Only the lines from the one containing "Convert this chart to matplotlib code." down to the one containing "return fig.add_axes([x0 /" should be printed, exactly as they stand, ends included.

** begin Records for processing **

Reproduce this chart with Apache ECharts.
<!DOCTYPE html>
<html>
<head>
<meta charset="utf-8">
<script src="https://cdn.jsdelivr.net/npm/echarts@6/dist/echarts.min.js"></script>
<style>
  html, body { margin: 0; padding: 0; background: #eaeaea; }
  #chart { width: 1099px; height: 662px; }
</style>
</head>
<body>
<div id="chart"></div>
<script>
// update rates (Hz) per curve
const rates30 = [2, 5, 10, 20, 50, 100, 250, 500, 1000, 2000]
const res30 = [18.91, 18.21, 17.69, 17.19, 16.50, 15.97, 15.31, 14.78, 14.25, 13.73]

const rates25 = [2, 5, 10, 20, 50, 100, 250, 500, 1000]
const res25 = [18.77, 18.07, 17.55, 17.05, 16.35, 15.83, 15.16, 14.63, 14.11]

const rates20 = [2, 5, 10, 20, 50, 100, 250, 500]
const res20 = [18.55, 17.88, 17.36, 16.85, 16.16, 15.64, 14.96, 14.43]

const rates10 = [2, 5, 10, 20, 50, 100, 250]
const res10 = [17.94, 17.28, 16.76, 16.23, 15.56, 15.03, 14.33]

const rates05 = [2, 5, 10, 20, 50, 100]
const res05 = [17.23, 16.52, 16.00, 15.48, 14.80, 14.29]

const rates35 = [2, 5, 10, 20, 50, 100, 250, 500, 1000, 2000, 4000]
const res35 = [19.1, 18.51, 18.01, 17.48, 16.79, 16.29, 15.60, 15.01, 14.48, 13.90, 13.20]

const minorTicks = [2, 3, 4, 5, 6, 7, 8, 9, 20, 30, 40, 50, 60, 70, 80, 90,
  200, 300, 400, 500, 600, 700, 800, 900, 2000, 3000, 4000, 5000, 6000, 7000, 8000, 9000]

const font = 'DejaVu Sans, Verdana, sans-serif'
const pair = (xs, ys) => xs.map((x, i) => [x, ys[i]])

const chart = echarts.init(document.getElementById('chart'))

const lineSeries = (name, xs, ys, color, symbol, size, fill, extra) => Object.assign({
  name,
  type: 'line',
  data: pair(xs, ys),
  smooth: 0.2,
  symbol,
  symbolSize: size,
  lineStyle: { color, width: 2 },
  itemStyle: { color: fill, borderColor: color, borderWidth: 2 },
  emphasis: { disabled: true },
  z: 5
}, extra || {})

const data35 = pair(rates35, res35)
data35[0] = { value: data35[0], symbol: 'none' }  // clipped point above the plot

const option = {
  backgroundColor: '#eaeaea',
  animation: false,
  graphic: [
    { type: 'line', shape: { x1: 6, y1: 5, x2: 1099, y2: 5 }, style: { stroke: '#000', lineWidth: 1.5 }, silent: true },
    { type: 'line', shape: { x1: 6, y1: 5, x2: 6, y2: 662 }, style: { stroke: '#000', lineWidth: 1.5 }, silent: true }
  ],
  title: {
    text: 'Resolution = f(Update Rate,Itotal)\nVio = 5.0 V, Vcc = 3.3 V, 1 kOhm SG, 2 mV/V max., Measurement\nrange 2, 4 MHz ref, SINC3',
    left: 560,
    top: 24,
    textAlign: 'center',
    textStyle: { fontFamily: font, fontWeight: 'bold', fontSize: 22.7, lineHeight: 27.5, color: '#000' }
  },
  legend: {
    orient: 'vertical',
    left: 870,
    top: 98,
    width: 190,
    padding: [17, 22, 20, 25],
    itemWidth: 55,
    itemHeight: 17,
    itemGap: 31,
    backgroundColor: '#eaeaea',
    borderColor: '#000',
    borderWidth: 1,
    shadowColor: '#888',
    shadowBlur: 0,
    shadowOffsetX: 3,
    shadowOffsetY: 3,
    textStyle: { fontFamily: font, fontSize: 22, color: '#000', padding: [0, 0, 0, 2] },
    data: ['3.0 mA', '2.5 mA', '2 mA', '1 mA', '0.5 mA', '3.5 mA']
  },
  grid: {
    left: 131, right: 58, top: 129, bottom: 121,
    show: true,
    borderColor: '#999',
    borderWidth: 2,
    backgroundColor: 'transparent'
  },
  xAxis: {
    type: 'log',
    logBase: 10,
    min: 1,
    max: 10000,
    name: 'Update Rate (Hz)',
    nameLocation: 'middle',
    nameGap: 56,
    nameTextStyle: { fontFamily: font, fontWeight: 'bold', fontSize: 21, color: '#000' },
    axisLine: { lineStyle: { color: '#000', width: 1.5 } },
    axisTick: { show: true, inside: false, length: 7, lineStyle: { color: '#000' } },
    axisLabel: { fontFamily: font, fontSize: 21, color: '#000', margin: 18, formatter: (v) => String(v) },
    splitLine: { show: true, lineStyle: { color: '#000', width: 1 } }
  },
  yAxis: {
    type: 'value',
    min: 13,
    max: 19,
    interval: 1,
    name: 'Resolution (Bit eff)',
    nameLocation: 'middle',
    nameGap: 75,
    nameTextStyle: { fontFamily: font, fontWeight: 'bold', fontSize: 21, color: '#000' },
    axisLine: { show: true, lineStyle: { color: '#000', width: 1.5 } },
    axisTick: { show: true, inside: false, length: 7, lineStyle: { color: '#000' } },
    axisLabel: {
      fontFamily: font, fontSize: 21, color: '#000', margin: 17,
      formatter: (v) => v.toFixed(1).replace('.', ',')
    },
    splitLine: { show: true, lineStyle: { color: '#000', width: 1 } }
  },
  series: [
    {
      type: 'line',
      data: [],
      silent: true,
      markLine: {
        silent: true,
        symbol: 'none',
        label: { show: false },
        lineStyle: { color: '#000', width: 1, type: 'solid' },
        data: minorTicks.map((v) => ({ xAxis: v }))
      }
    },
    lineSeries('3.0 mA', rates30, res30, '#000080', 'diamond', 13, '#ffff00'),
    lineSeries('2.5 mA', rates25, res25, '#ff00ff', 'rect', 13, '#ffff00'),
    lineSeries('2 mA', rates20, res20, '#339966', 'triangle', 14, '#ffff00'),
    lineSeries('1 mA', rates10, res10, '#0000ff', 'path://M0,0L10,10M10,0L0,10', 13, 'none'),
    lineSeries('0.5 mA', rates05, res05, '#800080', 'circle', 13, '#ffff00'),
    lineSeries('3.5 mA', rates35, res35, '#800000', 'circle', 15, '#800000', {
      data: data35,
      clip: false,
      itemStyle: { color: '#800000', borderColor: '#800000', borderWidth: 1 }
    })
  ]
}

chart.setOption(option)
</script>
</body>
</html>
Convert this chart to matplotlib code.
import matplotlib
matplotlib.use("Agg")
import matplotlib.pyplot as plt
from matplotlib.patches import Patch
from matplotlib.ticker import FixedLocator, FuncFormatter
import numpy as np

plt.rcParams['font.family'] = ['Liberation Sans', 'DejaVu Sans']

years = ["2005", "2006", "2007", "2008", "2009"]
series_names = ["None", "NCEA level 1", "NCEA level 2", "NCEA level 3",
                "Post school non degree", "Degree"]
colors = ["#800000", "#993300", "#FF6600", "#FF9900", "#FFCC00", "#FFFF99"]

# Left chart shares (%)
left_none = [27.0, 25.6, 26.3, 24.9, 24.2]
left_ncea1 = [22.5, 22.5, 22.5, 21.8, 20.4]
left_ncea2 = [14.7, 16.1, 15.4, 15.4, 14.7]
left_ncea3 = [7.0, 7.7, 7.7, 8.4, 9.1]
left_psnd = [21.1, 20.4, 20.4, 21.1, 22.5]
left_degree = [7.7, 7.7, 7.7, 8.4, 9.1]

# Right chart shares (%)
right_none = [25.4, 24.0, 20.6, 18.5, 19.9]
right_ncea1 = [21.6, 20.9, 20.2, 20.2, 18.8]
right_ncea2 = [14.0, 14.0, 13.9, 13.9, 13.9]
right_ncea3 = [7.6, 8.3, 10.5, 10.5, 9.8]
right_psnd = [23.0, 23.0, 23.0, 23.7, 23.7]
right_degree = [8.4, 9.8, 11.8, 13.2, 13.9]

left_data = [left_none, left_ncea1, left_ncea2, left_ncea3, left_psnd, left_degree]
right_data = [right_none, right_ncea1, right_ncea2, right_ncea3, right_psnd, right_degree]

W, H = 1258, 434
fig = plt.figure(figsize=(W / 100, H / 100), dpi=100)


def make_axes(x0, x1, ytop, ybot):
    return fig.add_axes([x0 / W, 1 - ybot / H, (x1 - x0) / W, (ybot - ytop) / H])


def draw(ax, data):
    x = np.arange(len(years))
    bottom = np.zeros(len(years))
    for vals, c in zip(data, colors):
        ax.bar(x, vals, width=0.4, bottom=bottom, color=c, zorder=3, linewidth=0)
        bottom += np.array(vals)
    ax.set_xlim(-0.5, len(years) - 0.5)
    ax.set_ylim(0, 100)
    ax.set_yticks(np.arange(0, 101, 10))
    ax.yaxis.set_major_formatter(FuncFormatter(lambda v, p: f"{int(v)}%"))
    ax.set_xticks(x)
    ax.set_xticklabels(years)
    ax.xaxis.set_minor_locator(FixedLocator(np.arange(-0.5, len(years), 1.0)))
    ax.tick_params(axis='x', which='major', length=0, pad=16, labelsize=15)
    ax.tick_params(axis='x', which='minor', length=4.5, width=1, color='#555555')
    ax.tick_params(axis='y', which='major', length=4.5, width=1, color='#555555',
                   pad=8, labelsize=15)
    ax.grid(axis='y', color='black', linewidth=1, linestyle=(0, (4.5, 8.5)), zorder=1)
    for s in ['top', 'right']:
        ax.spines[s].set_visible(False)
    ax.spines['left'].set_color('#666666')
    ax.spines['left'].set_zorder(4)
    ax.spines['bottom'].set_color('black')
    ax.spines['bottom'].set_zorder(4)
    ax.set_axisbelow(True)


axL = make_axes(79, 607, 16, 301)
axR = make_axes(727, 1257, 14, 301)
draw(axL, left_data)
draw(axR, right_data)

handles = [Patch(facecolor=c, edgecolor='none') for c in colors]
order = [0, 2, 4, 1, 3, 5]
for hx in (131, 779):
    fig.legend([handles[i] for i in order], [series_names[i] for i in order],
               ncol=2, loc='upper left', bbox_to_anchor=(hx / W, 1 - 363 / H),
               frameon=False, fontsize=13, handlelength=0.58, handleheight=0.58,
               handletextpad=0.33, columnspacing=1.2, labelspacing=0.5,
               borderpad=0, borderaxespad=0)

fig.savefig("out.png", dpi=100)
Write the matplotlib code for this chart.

** end Records for processing **

Expected output:
Convert this chart to matplotlib code.
import matplotlib
matplotlib.use("Agg")
import matplotlib.pyplot as plt
from matplotlib.patches import Patch
from matplotlib.ticker import FixedLocator, FuncFormatter
import numpy as np

plt.rcParams['font.family'] = ['Liberation Sans', 'DejaVu Sans']

years = ["2005", "2006", "2007", "2008", "2009"]
series_names = ["None", "NCEA level 1", "NCEA level 2", "NCEA level 3",
                "Post school non degree", "Degree"]
colors = ["#800000", "#993300", "#FF6600", "#FF9900", "#FFCC00", "#FFFF99"]

# Left chart shares (%)
left_none = [27.0, 25.6, 26.3, 24.9, 24.2]
left_ncea1 = [22.5, 22.5, 22.5, 21.8, 20.4]
left_ncea2 = [14.7, 16.1, 15.4, 15.4, 14.7]
left_ncea3 = [7.0, 7.7, 7.7, 8.4, 9.1]
left_psnd = [21.1, 20.4, 20.4, 21.1, 22.5]
left_degree = [7.7, 7.7, 7.7, 8.4, 9.1]

# Right chart shares (%)
right_none = [25.4, 24.0, 20.6, 18.5, 19.9]
right_ncea1 = [21.6, 20.9, 20.2, 20.2, 18.8]
right_ncea2 = [14.0, 14.0, 13.9, 13.9, 13.9]
right_ncea3 = [7.6, 8.3, 10.5, 10.5, 9.8]
right_psnd = [23.0, 23.0, 23.0, 23.7, 23.7]
right_degree = [8.4, 9.8, 11.8, 13.2, 13.9]

left_data = [left_none, left_ncea1, left_ncea2, left_ncea3, left_psnd, left_degree]
right_data = [right_none, right_ncea1, right_ncea2, right_ncea3, right_psnd, right_degree]

W, H = 1258, 434
fig = plt.figure(figsize=(W / 100, H / 100), dpi=100)


def make_axes(x0, x1, ytop, ybot):
    return fig.add_axes([x0 / W, 1 - ybot / H, (x1 - x0) / W, (ybot - ytop) / H])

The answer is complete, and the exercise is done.